Peace Lasts When Women Help Broker It

Joseline Peña-Melnyk
November 14, 2013

Women political leaders from the east and west came together in Washington D.C. this summer to advance women's roles in building sustainable peace as part of the women's leadership conference, "Women at the Tables of Power." This exchange between U.S. state legislators and women parliamentarians was a golden opportunity to listen to women whose backgrounds are unlike my own, and to learn about the special challenges they face.

I stood shoulder to shoulder with women leaders from Egypt, Morocco, Afghanistan and Pakistan whose work and courage I admire. We were joined through a partnership of Women's Action for New Directions (WAND), Women Legislators' Lobby (WiLL) and the EastWest Institute's Parliamentarian Network for Conflict Prevention.

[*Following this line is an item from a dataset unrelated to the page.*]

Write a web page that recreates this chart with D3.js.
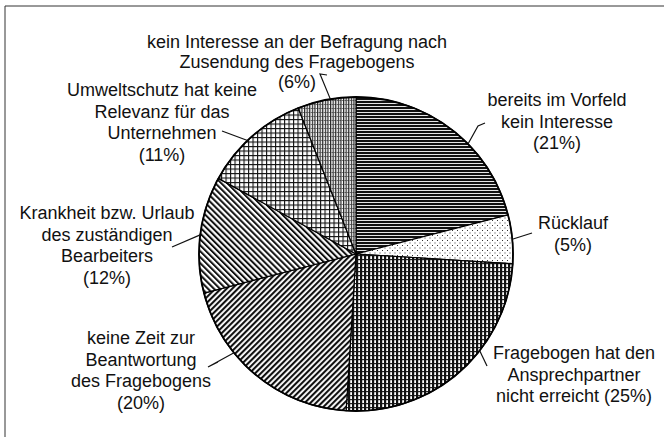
<!DOCTYPE html>
<html>
<head>
<meta charset="utf-8">
<script src="https://cdn.jsdelivr.net/npm/d3@7"></script>
<style>
  html, body { margin: 0; padding: 0; background: #fff; }
  svg { display: block; }
  text { font-family: "Liberation Sans", Arial, sans-serif; font-size: 18px; fill: #111; }
</style>
</head>
<body>
<div id="chart"></div>
<script>
// slices, clockwise from 12 o'clock
const categories = [
    "bereits im Vorfeld kein Interesse",
    "Rücklauf",
    "Fragebogen hat den Ansprechpartner nicht erreicht",
    "keine Zeit zur Beantwortung des Fragebogens",
    "Krankheit bzw. Urlaub des zuständigen Bearbeiters",
    "Umweltschutz hat keine Relevanz für das Unternehmen",
    "kein Interesse an der Befragung nach Zusendung des Fragebogens"
];
const values = [21, 5, 25, 20, 12, 11, 6];
const labelLines = [
    ["bereits im Vorfeld", "kein Interesse"],
    ["Rücklauf"],
    ["Fragebogen hat den", "Ansprechpartner", "nicht erreicht"],
    ["keine Zeit zur", "Beantwortung", "des Fragebogens"],
    ["Krankheit bzw. Urlaub", "des zuständigen", "Bearbeiters"],
    ["Umweltschutz hat keine", "Relevanz für das", "Unternehmen"],
    ["kein Interesse an der Befragung nach", "Zusendung des Fragebogens"]
];
// percent on its own line, or appended to the last line
const percentInline = [false, false, true, false, false, false, false];

let conf = {
    div: '#chart',
    width: 664,
    height: 437,
    cx: 356,
    cy: 254,
    r: 157,
    lineHeight: 21.5
};

// label layout: centre x, first line centre y, leader angle on rim (deg), leader end points
const labelLayout = [
    { x: 557, y: 100, angle: 45.5, leader: [[485, 123], [478, 126]] },
    { x: 573, y: 223, angle: 84.6, leader: [[532, 233]] },
    { x: 574, y: 353, angle: 128, leader: [[487, 366]] },
    { x: 141, y: 338, angle: 231, leader: [[218, 362], [208, 367]] },
    { x: 107, y: 213, angle: 277, leader: [[172, 247]] },
    { x: 162, y: 90, angle: 316.3, leader: [[222, 131]] },
    { x: 297, y: 42, angle: 350.6, leader: [[327, 75], [320, 74]], spacing: 20 }
];

const svg = d3.select(conf.div)
    .append('svg')
    .attr('width', conf.width)
    .attr('height', conf.height);

// fill patterns
const defs = svg.append('defs');

function pattern(id, w, h, transform) {
    let p = defs.append('pattern')
        .attr('id', id)
        .attr('patternUnits', 'userSpaceOnUse')
        .attr('width', w)
        .attr('height', h);
    if (transform) p.attr('patternTransform', transform);
    p.append('rect').attr('width', w).attr('height', h).attr('fill', '#fff');
    return p;
}

// horizontal lines
let p0 = pattern('p0', 6, 3);
p0.append('rect').attr('width', 6).attr('height', 2.1).attr('fill', '#111');
// sparse dots
let p1 = pattern('p1', 5, 5);
p1.append('rect').attr('x', 1).attr('y', 1).attr('width', 1).attr('height', 1).attr('fill', '#333');
p1.append('rect').attr('x', 3.5).attr('y', 3.5).attr('width', 1).attr('height', 1).attr('fill', '#333');
// vertical beaded bars
let p2 = pattern('p2', 4, 4);
p2.append('rect').attr('width', 2.2).attr('height', 4).attr('fill', '#111');
p2.append('rect').attr('x', 2).attr('y', 1).attr('width', 2).attr('height', 1.2).attr('fill', '#222');
// "/" diagonals
let p3 = pattern('p3', 4, 4, 'rotate(45)');
p3.append('rect').attr('width', 2.1).attr('height', 4).attr('fill', '#111');
// "\" diagonals
let p4 = pattern('p4', 4.2, 4, 'rotate(-45)');
p4.append('rect').attr('width', 2.0).attr('height', 4).attr('fill', '#111');
// grid
let p5 = pattern('p5', 4.5, 4.5);
p5.append('rect').attr('width', 4.5).attr('height', 1.1).attr('fill', '#111');
p5.append('rect').attr('width', 1.1).attr('height', 4.5).attr('fill', '#111');
// fine vertical lines
let p6 = pattern('p6', 2.6, 4);
p6.append('rect').attr('width', 1.2).attr('height', 4).attr('fill', '#222');
p6.append('rect').attr('x', 1.2).attr('y', 2).attr('width', 1.4).attr('height', 1).attr('fill', '#777');

// frame
svg.append('path')
    .attr('d', `M5,${conf.height} V6 H${conf.width}`)
    .attr('fill', 'none')
    .attr('stroke', '#333')
    .attr('stroke-width', 1);

const g = svg.append('g')
    .attr('transform', `translate(${conf.cx},${conf.cy})`);

const pie = d3.pie().sort(null).value(d => d)(values);
const arc = d3.arc().innerRadius(0).outerRadius(conf.r);

g.selectAll('path.slice')
    .data(pie)
    .enter()
    .append('path')
    .attr('class', 'slice')
    .attr('d', arc)
    .attr('fill', (d, i) => `url(#p${i})`)
    .attr('stroke', '#000')
    .attr('stroke-width', 1.2)
    .attr('stroke-linejoin', 'round');

// outer rim
g.append('circle')
    .attr('r', conf.r)
    .attr('fill', 'none')
    .attr('stroke', '#000')
    .attr('stroke-width', 1.8);

// leaders
const line = d3.line();
labelLayout.forEach((l, i) => {
    let rim = d3.pointRadial(l.angle * Math.PI / 180, conf.r);
    let pts = [[rim[0] + conf.cx, rim[1] + conf.cy]].concat(l.leader.slice().reverse());
    svg.append('path')
        .attr('d', line(pts))
        .attr('fill', 'none')
        .attr('stroke', '#111')
        .attr('stroke-width', 1.2);
});

// labels
labelLayout.forEach((l, i) => {
    let lines = labelLines[i].slice();
    let pct = `(${values[i]}%)`;
    if (percentInline[i]) lines[lines.length - 1] += ' ' + pct;
    else lines.push(pct);
    let step = l.spacing || conf.lineHeight;
    let t = svg.append('text')
        .attr('text-anchor', 'middle');
    lines.forEach((s, k) => {
        t.append('tspan')
            .attr('x', l.x)
            .attr('y', l.y + k * step + 6)
            .text(s);
    });
});
</script>
</body>
</html>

No matter differences of language, culture or religion, our stories shared the same underlying message: Women suffer the effects of war disproportionately, yet we remain largely absent from the processes of conflict prevention and resolution. Through our dialogues we came to understand that women and children are routinely victimized as combatants increasingly target civilians. From January to April 2013, instability and impunity in war-torn Afghanistan resulted in over 2,500 cases of violence against women. Three quarters of the 1.6 million Syrians who have registered as refugees with the United Nations High Commission on Refugees are women and children.

Women's activities worldwide indicate our readiness to be a part of peace processes. Our Syrian sisters have organized workshops and training on negotiation and peace-building in preparation for their participation in the transition from conflict to stability. Here in Maryland, women have been on the front lines of this process since the nation began. During the Civil War, Maryland was home and birthplace to great women such as Clara Barton, who founded the Red Cross, and Harriet Tubman, an abolitionist, humanitarian, and suffragist. More recently, the state was home to the first legislative women's caucus in the nation. The Women Legislators of Maryland was established in 1972. In 2013, we make up over 30 percent of the General Assembly.

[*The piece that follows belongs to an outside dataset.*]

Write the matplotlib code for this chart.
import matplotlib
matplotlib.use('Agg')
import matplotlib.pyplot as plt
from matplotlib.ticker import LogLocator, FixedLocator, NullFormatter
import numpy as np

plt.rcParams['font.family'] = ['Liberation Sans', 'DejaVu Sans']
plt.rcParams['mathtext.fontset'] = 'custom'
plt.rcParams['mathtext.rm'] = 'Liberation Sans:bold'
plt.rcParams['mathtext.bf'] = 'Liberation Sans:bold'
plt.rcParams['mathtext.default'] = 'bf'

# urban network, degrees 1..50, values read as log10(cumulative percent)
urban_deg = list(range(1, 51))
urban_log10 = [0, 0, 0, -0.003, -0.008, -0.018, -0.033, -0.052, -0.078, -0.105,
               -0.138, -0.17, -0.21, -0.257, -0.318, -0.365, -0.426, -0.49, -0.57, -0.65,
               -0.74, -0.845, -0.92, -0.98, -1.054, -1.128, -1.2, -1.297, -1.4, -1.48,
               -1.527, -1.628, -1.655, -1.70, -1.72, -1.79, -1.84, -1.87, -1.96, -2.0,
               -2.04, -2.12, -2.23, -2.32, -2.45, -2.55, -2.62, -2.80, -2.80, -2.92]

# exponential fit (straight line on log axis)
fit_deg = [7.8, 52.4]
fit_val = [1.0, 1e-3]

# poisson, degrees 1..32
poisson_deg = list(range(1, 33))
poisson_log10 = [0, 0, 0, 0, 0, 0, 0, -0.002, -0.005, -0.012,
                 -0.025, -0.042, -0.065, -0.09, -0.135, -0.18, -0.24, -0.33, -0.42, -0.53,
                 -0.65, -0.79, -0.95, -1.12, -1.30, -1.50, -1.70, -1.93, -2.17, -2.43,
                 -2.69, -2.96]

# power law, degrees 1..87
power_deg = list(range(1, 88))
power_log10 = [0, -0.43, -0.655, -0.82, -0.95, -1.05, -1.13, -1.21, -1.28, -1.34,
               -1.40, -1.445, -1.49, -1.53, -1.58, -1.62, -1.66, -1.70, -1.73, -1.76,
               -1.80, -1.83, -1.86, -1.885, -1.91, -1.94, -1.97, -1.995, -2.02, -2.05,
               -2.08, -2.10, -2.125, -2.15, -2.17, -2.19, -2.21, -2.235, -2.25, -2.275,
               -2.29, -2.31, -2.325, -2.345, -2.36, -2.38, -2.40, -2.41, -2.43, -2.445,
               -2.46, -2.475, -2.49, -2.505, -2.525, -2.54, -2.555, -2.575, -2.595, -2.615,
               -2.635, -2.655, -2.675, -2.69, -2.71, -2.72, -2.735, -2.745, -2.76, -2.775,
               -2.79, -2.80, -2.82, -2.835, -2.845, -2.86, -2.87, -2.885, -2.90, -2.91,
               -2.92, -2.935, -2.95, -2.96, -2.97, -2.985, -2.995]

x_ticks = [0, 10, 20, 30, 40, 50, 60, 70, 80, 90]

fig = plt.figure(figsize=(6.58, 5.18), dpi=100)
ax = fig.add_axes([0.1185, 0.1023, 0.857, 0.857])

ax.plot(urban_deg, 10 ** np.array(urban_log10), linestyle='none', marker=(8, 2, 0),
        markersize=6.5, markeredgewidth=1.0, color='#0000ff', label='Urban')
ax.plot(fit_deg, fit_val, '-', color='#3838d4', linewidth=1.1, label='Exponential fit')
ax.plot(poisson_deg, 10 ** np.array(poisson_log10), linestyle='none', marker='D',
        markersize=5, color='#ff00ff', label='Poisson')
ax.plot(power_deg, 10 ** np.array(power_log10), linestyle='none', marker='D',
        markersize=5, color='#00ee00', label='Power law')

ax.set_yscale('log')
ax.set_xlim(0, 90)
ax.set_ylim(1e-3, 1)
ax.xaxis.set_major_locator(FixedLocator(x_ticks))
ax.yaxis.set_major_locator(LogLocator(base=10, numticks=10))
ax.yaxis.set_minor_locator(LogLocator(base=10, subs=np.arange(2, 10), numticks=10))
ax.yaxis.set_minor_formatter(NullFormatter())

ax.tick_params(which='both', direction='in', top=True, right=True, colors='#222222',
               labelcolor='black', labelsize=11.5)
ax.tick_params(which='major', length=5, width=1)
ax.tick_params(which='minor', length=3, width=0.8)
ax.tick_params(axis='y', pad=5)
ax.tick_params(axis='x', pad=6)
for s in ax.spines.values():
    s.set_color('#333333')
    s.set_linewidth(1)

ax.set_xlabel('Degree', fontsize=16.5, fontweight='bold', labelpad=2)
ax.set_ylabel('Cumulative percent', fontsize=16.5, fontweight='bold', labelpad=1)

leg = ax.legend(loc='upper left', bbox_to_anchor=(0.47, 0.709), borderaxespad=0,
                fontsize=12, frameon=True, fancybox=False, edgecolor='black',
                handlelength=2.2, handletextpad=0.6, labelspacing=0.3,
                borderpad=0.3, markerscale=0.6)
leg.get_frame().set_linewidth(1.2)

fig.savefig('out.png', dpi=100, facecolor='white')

United Nations Security Council Resolution 1325 on Women, Peace, and Security, passed in 2000, acknowledges the impact of war on women and the importance of women's roles in achieving sustainable peace. The resolution declares that "an understanding of the impact of armed conflict on women and girls, effective institutional arrangements to guarantee their protection, and full participation in the peace process can significantly contribute to the maintenance and promotion of international peace and security."

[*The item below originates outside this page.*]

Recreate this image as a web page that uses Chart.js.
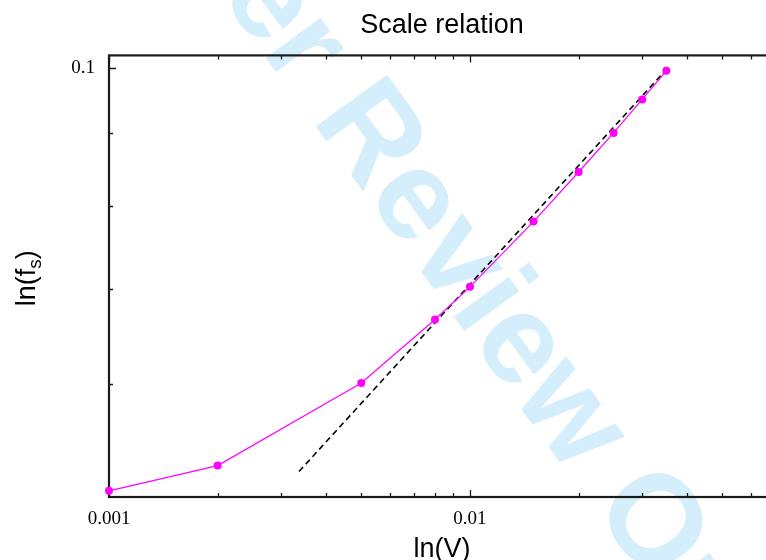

Drawn from this resolution, the U.S. National Action Plan on Women, Peace and Security requires women to be included at the negotiation table, acknowledges that women's experience with conflict gives them a unique and valuable perspective essential to peace-building and that women policy makers can provide insight into the particular needs of women during times of both war and peace. In December 2011 President Obama signed the Executive Order making the action plan official administrative policy.

The plan has leveraged attention to women in conflict affected areas and their unique capacity to change the way peace is made. However, it will last only as long as the current administration. The Women, Peace and Security Act of 2013, introduced in the U.S. House of Representatives in July and soon to be introduced in the U.S. Senate, will codify the policy and ensure its continuation. The policy reminds us that when women participate in matters of security, they "enlarge the scope of agreements to include the broader set of critical societal priorities and needs required for lasting and just peace." I urge Members of Congress to co-sponsor the Women, Peace and Security Act of 2013 and support the critical role of women's leadership domestically and abroad.